## PROBLEM TO SOLVE
The line containing "const data = xValues.map((x, i)" marks the end: quote every line from the start of the records below through it, word for word.

───── DATA LISTING

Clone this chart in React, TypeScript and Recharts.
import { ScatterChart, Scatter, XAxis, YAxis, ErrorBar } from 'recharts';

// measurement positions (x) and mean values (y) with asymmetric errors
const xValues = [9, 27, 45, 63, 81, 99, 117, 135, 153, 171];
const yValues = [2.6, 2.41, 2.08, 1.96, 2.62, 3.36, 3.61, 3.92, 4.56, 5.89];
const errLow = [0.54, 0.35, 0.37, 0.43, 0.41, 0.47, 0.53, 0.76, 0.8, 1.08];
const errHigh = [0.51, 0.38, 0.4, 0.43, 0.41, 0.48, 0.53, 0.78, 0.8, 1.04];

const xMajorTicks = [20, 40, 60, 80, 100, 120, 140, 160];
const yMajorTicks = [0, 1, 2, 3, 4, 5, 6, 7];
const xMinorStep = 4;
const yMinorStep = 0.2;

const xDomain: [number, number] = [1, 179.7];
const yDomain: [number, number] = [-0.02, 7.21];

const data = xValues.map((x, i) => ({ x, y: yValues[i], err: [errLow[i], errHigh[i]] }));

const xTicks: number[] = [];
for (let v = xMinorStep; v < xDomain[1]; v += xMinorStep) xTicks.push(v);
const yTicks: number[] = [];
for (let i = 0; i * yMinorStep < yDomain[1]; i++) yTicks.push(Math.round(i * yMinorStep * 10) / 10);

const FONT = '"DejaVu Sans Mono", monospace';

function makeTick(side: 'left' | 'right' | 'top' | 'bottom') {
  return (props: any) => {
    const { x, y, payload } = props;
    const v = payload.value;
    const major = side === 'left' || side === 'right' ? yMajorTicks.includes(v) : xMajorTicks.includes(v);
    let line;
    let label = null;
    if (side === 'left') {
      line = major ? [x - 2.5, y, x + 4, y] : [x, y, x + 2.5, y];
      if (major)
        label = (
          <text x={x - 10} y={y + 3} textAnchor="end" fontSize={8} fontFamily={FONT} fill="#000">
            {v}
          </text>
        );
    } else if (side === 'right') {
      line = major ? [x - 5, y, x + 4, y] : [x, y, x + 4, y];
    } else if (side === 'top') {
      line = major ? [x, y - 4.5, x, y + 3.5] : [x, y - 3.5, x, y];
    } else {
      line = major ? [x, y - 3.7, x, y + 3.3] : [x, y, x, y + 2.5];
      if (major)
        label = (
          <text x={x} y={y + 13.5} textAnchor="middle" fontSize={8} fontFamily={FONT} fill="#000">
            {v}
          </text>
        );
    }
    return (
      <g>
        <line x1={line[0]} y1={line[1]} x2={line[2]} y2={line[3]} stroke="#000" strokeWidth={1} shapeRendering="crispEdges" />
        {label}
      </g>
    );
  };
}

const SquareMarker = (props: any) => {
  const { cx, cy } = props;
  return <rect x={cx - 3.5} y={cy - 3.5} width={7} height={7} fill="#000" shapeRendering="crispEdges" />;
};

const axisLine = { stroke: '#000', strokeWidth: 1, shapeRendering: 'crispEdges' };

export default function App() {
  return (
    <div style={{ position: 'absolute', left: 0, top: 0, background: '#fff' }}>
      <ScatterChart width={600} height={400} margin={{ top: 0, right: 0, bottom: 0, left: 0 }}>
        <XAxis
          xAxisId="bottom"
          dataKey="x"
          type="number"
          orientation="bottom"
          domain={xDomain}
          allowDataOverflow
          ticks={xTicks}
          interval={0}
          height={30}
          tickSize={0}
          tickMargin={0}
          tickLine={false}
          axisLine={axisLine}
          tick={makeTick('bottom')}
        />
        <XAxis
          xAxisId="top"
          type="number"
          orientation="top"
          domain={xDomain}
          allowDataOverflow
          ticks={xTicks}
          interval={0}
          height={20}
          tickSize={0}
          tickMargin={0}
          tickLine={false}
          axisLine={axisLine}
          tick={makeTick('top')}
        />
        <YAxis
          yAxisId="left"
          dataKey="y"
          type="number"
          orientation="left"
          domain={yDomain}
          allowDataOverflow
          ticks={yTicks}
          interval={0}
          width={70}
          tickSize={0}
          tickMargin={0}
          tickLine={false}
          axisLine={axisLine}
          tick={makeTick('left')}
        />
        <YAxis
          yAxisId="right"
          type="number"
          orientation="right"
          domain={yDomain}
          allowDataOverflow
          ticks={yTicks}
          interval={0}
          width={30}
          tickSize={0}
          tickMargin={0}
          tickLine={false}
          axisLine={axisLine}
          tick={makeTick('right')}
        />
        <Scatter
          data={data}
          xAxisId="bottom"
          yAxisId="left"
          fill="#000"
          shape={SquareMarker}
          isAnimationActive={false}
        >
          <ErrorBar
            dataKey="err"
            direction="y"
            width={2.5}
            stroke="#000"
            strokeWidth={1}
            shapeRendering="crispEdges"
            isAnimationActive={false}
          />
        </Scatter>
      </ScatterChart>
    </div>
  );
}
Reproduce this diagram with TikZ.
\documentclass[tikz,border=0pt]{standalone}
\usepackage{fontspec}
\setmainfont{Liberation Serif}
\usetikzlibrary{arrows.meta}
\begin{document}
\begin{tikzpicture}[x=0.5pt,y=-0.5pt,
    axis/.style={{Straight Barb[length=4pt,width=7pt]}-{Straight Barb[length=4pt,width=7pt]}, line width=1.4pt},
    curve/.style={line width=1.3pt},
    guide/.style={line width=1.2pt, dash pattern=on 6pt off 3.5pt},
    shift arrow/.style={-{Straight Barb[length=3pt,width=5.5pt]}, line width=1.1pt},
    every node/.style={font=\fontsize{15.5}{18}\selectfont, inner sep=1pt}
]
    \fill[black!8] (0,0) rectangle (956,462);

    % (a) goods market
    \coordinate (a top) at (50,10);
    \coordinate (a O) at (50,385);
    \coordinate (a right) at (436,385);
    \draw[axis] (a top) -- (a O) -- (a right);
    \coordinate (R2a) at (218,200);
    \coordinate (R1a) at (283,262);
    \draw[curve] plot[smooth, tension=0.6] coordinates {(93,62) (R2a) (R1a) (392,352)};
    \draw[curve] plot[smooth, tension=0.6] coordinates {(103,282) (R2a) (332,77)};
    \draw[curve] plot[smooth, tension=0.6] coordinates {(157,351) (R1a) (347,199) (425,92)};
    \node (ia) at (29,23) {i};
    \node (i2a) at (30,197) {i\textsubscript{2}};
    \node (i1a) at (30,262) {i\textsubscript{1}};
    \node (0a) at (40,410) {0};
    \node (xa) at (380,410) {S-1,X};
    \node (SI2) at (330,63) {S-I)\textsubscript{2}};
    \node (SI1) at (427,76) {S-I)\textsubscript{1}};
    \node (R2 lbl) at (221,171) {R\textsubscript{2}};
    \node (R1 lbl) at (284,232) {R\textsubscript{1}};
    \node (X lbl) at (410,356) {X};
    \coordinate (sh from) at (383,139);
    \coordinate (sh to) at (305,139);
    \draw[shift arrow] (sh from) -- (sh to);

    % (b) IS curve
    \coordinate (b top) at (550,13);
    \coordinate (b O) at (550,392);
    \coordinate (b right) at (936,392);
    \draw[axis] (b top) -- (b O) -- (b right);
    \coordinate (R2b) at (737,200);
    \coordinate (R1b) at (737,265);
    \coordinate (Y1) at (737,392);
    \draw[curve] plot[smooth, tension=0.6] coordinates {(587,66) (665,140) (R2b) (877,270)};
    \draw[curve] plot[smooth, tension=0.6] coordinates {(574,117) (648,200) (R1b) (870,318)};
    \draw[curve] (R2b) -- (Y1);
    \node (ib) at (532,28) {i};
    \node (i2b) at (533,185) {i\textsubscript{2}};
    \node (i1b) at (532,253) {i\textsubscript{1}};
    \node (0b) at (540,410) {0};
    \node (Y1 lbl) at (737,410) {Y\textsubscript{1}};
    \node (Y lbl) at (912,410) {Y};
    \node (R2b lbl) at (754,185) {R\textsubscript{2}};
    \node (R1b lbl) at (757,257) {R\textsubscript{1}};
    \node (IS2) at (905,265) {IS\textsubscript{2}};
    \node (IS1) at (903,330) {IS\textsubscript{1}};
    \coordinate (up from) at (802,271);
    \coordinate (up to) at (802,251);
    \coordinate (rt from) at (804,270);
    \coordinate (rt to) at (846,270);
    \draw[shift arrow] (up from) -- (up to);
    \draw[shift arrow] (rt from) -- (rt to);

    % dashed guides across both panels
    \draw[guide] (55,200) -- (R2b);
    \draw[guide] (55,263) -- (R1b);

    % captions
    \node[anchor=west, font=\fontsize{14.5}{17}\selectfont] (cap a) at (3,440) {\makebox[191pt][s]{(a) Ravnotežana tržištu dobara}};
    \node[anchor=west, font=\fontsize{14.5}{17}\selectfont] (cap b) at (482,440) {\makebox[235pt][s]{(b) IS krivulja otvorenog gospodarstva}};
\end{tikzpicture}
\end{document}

──────────

## RESULT
Clone this chart in React, TypeScript and Recharts.
import { ScatterChart, Scatter, XAxis, YAxis, ErrorBar } from 'recharts';

// measurement positions (x) and mean values (y) with asymmetric errors
const xValues = [9, 27, 45, 63, 81, 99, 117, 135, 153, 171];
const yValues = [2.6, 2.41, 2.08, 1.96, 2.62, 3.36, 3.61, 3.92, 4.56, 5.89];
const errLow = [0.54, 0.35, 0.37, 0.43, 0.41, 0.47, 0.53, 0.76, 0.8, 1.08];
const errHigh = [0.51, 0.38, 0.4, 0.43, 0.41, 0.48, 0.53, 0.78, 0.8, 1.04];

const xMajorTicks = [20, 40, 60, 80, 100, 120, 140, 160];
const yMajorTicks = [0, 1, 2, 3, 4, 5, 6, 7];
const xMinorStep = 4;
const yMinorStep = 0.2;

const xDomain: [number, number] = [1, 179.7];
const yDomain: [number, number] = [-0.02, 7.21];

const data = xValues.map((x, i) => ({ x, y: yValues[i], err: [errLow[i], errHigh[i]] }));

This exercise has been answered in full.